Alfie Stirling, Sarah Arnold and Lukasz Krebel have now published new research that shows how the WNA would relate to Universal Credit. Click here to see the new research.
If the New Economics Foundation continues to research the effects of schemes close to being Citizen’s Basic Income schemes on means-tested benefits recipients then it might choose to extend the research reported in the recent article. The article shows percentile-level aggregated redistribution results. It would be equally important to know the extent of individual household losses for low income households. This is an important factor to consider when policy changes are proposed. (For examples, see pages 24, 29, 33 and 38 in a recent Institute for Social and Economic Research working paper.) It would also be important to know how many people would be taken off means-tested benefits entirely. (For examples, see pages 25, 30, 34 and 39 in a recent Institute for Social and Economic Research working paper.)

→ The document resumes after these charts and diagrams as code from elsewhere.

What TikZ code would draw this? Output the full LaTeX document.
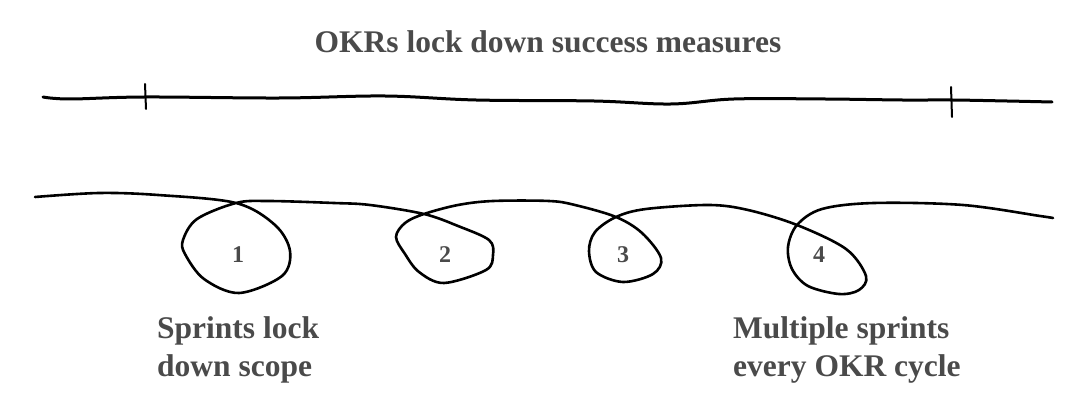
\documentclass[tikz,border=0pt]{standalone}
\usepackage{fontspec}
\setmainfont{Liberation Serif}
\usepackage{tikz}
\usetikzlibrary{positioning}
\definecolor{ink}{HTML}{4A4A4A}

\begin{document}
\begin{tikzpicture}[
  x=1pt, y=-1pt,
  lbl/.style={text=ink, font=\bfseries\fontsize{31.5}{38}\selectfont, inner sep=0pt, align=left},
  num/.style={text=ink, font=\bfseries\fontsize{24}{28}\selectfont, inner sep=0pt},
  pen/.style={line width=2.6pt, line cap=round, line join=round}
]
\useasboundingbox (0,0) rectangle (1089,403);
\node[lbl] (title) at (548,42) {OKRs lock down success measures};
% OKR cycle line with its two ticks
\draw[pen, line width=3pt] plot[smooth, tension=0.6] coordinates {(43,97) (70,99) (145,97) (280,98) (385,96) (476,100) (594,101) (671,104) (734,99) (825,99) (902,100) (952,100) (1007,101) (1052,102)};
\draw[pen, line width=2pt] (145,84) -- (146,109);
\draw[pen, line width=2pt] (951,87) -- (952,117);
% sprint loops
\draw[pen] plot[smooth, tension=0.55] coordinates {(35,197) (99,193) (158,195) (236,203) (275,225) (290,251) (282,276) (239,293) (204,279) (185,254) (183,240) (197,219) (236,203)
  (268,201) (334,203) (370,205) (424,214) (458,226) (489,240) (493,255) (486,270) (444,283) (419,272) (405,254) (396,237) (405,223) (424,214)
  (458,205) (493,201) (549,201) (575,205) (616,217) (642,233) (661,258) (653,274) (623,282) (596,272) (589,251) (595,232) (616,217)
  (646,209) (709,205) (748,210) (797,225) (846,249) (866,276) (859,290) (839,294) (808,286) (792,269) (788,247) (797,225)
  (822,209) (874,203) (963,205) (1040,216) (1053,218)};
\node[num] (s1) at (238,255) {1};
\node[num] (s2) at (445,255) {2};
\node[num] (s3) at (623,255) {3};
\node[num] (s4) at (819,255) {4};
\node[lbl, anchor=west] (scope) at (157,350) {Sprints lock\\down scope};
\node[lbl, anchor=west] (cycle) at (733,350) {Multiple sprints\\every OKR cycle};
\end{tikzpicture}
\end{document}
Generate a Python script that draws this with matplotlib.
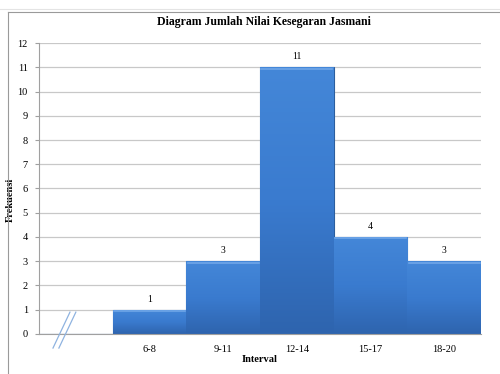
import matplotlib
matplotlib.use("Agg")
from matplotlib import pyplot as plt
from matplotlib.lines import Line2D
import numpy as np

# data
intervals = ['', '6-8', '9-11', '12-14', '15-17', '18-20']
frekuensi = [0, 1, 3, 11, 4, 3]
yticks = list(range(0, 13))

plt.rcParams['font.family'] = ['Liberation Serif', 'DejaVu Serif']

fig = plt.figure(figsize=(5, 3.74), dpi=100)
ax = fig.add_axes([0.078, 0.107, 0.884, 0.778])

x = np.arange(len(intervals))
bars = ax.bar(x, frekuensi, width=1.0, color='#3A7BD0', edgecolor='#2C5E9E',
              linewidth=0.8, zorder=2)

# verloop in de balken
grad = np.linspace(0, 1, 256).reshape(-1, 1)
cmap = matplotlib.colors.LinearSegmentedColormap.from_list(
    'balk', ['#2E64AE', '#3A7BCF', '#4487D8'])
for b in bars:
    if b.get_height() == 0:
        continue
    x0, w, h = b.get_x(), b.get_width(), b.get_height()
    im = ax.imshow(grad, extent=[x0, x0 + w, 0, h], origin='lower',
                   cmap=cmap, aspect='auto', zorder=2.5)
    im.set_clip_path(b)
    # lichte rand bovenaan
    ax.plot([x0 + 0.02, x0 + w - 0.02], [h - 0.06, h - 0.06],
            color='#6FA6E8', lw=1.2, zorder=3)

for xi, v in zip(x, frekuensi):
    if intervals[xi]:
        ax.text(xi, v + 0.25, str(v), ha='center', va='bottom', fontsize=7)

ax.set_xlim(-0.5, len(intervals) - 0.5)
ax.set_ylim(0, 12)
ax.set_yticks(yticks)
ax.set_yticklabels([str(t) for t in yticks], fontsize=7.5)
ax.set_xticks(x)
ax.set_xticklabels(intervals, fontsize=7.5)
ax.tick_params(axis='y', length=3, color='#a0a0a0', pad=5)
ax.tick_params(axis='x', length=0, pad=8)
ax.grid(axis='y', color='#c8c8c8', linewidth=0.9, zorder=0)
ax.set_axisbelow(True)
for s in ['top', 'right']:
    ax.spines[s].set_visible(False)
ax.spines['left'].set_color('#a0a0a0')
ax.spines['bottom'].set_color('#a0a0a0')

# breuktekens op de x-as
for dx in (0.0, 0.08):
    ax.plot([-0.31 + dx, -0.08 + dx], [-0.58, 0.9], color='#8FB3E0',
            lw=0.9, clip_on=False, zorder=4)

ax.set_xlabel('Interval', fontsize=7.5, fontweight='bold', labelpad=1)
ax.set_ylabel('Frekuensi', fontsize=7.5, fontweight='bold')
ax.yaxis.set_label_coords(-0.054, 0.46)
fig.text(0.528, 0.94, 'Diagram Jumlah Nilai Kesegaran Jasmani',
         ha='center', va='center', fontsize=8.5, fontweight='bold')

# rand van de grafiek (Excel)
fig.add_artist(Line2D([0.016, 0.016], [0.0, 0.968], color='#9a9a9a', lw=0.8))
fig.add_artist(Line2D([0.016, 1.0], [0.968, 0.968], color='#9a9a9a', lw=0.8))
fig.add_artist(Line2D([0.0, 1.0], [0.975, 0.975], color='#e4e4e4', lw=0.8))

fig.savefig('out.png', dpi=100)
plt.close()
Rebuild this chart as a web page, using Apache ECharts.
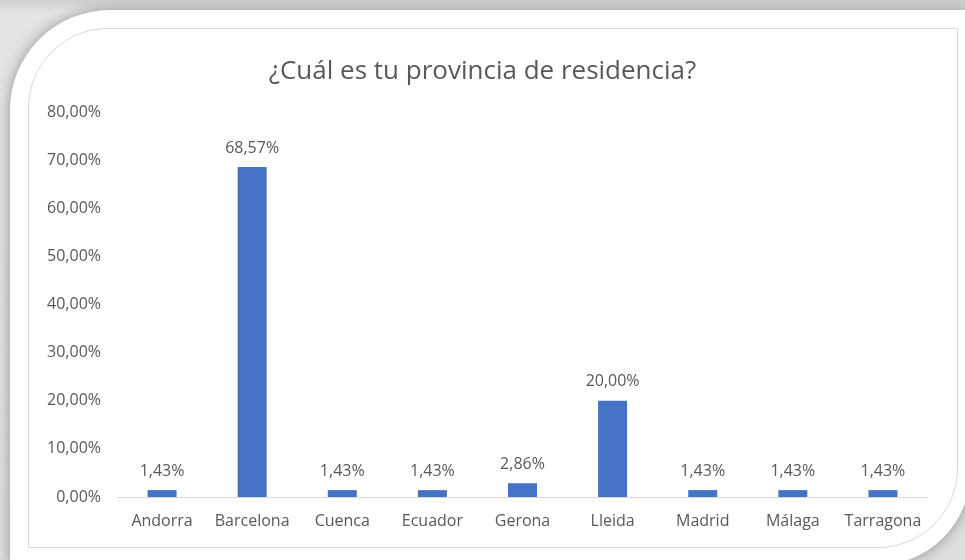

It is a pleasure to see research so relevant to the Citizen’s Basic Income debate being published by the New Economics Foundation.
One thought on “New Economics Foundation: Weekly National Allowance’s effect on Universal Credit”
Is it not time that we stop thinking of UBI in terms of tax and benefit and start seeing it as a rightful sharing of a part of our Gross National Income (GNI) which is not only created by the efforts of those working today but also results from the efforts and achievements of those that created our common heritage of systems and technologies. We cannot go on producing more and more inessential stuff just for the purpose of creating jobs in order to distribute income and destroying our environment as we do so. We need to set up a system for the long term future based on a sharing of the first tranche of GNI. If, for example, the first 25% of all incomes were pooled those with a national average income of £28,000 would pay into the pool £7,000 and receive the same amount from it as a basic income, thereby having an account with the pool fund that is in balance. Those with a less than average income would have their net income increased and those with higher than average incomes would have their net incomes reduced. An individual’s income for tax and benefit purposes would be their net income from this process. Looked at this way the level of basic income is not limited by what is affordable but by what we are prepared to share.